Sensei bring in the students, sensei keep the students. Beginners aren’t loyal to the organization, they are loyal to their sensei for the very simple reason that their sensei is the face of the organization. Students don’t really believe that rank is the purpose of budo, not most of them. Rank is “what you do”, and once you get into the system you have an investment in the organization, certainly, but the important thing is the practice and you do that with your sensei, not somebody in a head office a thousand miles away.

So where does an organization, those guys in the far away office, put it’s efforts? For new membership, into the grading system. Provide the grading opportunities so that the sensei can get their students hooked into the system. Make it easy to go to a grading. In practical terms that means getting the gradings to the students, in a country like Canada it’s insane to expect that beginning students are going to want to spend a thousand dollars to travel a thousand miles to get their first rank. Why would they do that? They have no investment in the system. There are lots of students who never get hooked into that system, they practice for years without gradings because gradings aren’t available anywhere but a thousand miles away.
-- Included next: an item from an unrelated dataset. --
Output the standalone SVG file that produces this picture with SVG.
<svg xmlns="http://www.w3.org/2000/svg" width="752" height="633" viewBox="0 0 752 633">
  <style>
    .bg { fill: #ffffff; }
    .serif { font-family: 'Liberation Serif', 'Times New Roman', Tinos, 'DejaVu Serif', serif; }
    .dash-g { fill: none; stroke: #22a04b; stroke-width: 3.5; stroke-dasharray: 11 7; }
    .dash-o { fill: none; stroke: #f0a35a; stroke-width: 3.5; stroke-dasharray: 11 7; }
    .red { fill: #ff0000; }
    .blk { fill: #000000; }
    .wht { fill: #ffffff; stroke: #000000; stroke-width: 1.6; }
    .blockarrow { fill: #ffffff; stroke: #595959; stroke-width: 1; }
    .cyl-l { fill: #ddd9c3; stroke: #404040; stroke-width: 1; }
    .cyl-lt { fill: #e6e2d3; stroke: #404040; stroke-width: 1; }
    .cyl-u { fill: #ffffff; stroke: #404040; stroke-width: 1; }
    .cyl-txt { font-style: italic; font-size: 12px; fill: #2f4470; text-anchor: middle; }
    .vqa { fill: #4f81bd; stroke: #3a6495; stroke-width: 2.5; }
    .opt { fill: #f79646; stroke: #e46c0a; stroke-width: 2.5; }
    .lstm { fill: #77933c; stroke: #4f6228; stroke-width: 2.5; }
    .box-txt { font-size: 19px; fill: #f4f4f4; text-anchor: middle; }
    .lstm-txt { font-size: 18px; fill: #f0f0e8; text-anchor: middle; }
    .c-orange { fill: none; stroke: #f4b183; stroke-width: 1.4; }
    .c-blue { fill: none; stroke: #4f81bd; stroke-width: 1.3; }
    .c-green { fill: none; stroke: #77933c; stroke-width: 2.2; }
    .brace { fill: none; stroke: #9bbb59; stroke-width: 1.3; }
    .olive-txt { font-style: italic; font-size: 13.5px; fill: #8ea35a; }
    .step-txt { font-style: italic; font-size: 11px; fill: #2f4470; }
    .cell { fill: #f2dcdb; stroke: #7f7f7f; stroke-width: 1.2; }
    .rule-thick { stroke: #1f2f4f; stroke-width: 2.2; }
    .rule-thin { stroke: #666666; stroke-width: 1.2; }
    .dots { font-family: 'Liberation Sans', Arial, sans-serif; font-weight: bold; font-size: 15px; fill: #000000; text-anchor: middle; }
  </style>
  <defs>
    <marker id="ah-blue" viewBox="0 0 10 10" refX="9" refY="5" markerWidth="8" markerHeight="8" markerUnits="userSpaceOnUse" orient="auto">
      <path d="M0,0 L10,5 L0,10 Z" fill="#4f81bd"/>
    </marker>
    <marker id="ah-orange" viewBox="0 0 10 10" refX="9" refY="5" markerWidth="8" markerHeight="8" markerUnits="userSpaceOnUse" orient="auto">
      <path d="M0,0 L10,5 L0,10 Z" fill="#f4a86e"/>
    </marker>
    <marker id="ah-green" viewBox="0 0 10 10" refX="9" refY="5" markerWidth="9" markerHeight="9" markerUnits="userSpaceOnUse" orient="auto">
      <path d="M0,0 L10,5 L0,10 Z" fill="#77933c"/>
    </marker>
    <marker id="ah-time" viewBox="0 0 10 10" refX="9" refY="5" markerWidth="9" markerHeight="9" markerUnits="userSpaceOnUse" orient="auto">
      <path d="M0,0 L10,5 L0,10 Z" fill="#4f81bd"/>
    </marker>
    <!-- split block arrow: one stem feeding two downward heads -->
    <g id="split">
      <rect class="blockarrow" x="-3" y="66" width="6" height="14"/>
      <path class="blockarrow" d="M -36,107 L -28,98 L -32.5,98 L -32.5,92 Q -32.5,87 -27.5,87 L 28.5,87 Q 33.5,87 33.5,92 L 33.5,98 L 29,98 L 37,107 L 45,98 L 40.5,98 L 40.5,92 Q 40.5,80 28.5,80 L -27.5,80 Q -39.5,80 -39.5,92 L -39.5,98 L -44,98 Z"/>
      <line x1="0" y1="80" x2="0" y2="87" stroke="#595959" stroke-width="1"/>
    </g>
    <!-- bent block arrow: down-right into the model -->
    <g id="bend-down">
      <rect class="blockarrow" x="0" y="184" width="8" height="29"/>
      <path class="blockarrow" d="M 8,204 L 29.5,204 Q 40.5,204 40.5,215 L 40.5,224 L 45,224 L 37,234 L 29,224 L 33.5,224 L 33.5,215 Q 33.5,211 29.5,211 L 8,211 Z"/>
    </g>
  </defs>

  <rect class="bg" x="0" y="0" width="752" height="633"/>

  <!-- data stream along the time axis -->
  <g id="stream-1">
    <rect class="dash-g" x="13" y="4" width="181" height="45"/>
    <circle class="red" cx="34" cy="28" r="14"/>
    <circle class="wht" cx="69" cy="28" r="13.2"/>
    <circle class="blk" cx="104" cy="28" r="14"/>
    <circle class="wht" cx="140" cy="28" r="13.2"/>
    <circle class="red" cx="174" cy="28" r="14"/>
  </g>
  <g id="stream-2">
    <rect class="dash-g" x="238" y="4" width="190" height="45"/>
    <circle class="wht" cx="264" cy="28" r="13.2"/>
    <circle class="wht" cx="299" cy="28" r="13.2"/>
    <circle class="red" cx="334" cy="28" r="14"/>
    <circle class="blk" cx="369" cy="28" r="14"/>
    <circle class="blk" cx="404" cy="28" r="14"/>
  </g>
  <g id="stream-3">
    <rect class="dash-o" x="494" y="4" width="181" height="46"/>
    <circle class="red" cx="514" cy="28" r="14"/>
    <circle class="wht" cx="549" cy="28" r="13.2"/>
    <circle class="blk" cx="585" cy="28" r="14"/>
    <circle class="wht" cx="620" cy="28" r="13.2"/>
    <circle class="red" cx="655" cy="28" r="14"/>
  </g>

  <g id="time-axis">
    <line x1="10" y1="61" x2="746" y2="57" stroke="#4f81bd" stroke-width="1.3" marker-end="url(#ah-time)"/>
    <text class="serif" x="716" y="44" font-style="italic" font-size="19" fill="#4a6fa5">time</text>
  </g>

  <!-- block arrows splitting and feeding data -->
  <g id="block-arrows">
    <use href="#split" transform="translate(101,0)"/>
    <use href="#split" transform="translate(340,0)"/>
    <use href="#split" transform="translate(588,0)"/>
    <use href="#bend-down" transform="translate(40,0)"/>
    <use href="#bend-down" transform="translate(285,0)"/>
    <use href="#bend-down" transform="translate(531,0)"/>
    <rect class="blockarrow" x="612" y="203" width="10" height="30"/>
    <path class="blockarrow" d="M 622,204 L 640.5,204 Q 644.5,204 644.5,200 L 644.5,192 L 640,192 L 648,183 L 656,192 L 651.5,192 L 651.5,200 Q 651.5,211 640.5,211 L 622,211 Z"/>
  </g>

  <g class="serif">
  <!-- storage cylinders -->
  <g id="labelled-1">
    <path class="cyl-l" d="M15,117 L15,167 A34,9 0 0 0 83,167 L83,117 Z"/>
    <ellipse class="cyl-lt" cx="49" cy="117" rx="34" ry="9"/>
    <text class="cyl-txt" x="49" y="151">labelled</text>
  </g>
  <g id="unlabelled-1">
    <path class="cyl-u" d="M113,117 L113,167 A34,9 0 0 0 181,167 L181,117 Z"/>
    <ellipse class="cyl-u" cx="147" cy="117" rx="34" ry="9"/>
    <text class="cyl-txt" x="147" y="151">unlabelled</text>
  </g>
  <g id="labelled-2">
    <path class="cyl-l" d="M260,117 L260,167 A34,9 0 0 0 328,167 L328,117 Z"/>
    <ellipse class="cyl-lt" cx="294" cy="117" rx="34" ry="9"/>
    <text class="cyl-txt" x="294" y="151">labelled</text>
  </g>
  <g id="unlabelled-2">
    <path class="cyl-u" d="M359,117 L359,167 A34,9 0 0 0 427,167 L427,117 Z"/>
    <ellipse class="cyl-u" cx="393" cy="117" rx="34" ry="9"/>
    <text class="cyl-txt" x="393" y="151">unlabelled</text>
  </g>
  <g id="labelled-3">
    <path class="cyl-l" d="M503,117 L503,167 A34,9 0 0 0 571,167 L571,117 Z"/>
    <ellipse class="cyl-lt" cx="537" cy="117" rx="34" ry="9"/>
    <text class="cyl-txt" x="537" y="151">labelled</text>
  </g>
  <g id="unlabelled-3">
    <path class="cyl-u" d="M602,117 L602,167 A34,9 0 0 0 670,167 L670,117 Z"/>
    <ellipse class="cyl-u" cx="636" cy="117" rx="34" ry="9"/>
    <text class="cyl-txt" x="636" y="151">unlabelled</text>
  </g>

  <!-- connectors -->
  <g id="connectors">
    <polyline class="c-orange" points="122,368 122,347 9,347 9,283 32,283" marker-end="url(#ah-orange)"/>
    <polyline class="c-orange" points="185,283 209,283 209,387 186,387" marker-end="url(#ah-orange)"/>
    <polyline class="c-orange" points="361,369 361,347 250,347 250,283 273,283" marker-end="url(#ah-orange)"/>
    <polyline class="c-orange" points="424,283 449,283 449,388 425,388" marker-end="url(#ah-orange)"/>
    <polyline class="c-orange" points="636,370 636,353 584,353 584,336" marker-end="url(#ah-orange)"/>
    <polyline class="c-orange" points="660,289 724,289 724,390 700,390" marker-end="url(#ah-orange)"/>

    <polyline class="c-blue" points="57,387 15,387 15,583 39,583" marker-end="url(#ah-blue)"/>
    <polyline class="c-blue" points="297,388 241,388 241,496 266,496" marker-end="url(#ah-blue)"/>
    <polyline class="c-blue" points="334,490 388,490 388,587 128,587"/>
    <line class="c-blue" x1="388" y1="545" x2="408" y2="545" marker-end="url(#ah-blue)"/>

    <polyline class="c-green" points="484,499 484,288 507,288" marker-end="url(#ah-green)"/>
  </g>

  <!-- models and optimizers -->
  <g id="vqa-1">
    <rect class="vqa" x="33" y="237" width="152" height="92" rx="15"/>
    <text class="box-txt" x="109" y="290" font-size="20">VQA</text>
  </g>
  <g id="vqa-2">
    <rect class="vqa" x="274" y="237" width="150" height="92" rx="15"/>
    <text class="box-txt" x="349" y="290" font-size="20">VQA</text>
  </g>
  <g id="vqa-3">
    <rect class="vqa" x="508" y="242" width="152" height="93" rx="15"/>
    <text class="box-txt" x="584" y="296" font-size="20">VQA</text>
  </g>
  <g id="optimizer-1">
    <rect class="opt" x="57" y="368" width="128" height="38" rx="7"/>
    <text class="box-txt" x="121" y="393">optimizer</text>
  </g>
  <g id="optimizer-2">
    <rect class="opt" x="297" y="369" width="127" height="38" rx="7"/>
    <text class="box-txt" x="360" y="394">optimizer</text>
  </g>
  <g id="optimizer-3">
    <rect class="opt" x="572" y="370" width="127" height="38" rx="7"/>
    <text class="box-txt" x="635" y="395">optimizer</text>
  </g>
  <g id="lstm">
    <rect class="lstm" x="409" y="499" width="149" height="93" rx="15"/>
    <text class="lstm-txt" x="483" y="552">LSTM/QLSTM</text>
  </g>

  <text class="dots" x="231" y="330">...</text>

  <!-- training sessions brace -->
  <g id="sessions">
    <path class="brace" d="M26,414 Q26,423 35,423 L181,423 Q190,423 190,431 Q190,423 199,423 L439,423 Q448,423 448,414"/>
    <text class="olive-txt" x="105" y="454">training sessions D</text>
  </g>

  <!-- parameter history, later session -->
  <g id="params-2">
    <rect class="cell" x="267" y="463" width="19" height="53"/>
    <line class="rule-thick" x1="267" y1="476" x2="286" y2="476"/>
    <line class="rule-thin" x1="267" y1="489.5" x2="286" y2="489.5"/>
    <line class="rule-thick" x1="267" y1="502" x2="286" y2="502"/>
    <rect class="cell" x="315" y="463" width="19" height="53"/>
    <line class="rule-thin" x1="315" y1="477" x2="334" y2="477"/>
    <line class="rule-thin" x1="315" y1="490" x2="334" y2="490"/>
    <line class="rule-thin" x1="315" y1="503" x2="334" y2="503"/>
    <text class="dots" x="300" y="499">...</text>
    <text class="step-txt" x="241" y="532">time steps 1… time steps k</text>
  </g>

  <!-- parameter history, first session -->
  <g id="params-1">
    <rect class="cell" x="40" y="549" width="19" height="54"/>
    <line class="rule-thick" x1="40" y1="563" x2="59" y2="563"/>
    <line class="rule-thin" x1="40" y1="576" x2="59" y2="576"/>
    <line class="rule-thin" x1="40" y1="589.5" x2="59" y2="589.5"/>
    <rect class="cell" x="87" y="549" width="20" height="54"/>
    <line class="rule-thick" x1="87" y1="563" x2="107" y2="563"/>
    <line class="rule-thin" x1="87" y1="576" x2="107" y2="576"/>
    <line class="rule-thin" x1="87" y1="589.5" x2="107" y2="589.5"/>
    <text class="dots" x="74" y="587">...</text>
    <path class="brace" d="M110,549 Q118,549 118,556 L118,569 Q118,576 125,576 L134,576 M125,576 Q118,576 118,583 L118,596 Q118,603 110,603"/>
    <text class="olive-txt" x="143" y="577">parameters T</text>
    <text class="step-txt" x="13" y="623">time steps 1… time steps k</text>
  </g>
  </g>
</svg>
No country that makes it difficult to get to gradings is doing itself any favours. Lack of grading opportunity does not make for skilled shodans. If you do your shodan test after 20 years of study you will certainly be a good shodan but think about that for a moment.

Get the gradings to the students at the lower ranks. If there’s a local seminar happening and you’ve got enough rank for a panel, put that panel together. Get the students hooked into the system. Remember always that they don’t have to get involved in the organization, the system, at all. They have their teacher.

How do you keep the membership in the organization once you have them hooked in? Pretty much the same way, you provide gradings for the sensei. You keep the sensei around because you support them and their practice. You give them reasons to stay around. Senior gradings may need to be a thousand miles away because of a lack of panelists, you need to do gradings at major seminars where you can afford to fly the big guns in. Should the organization do this? Absolutely. Can the organization fly in a bunch of panelists from overseas so that the senior ranks can get even more rank? If it can, it should, if it wants to continue as an organization, remember that if you lose the senior ranks you lose all their students as well. But not every organization can afford to fly senior panelists to all parts of a huge country. Some can’t afford it at all, so someone has to organize a seminar that will pay for the panel and that is often thousands of miles away.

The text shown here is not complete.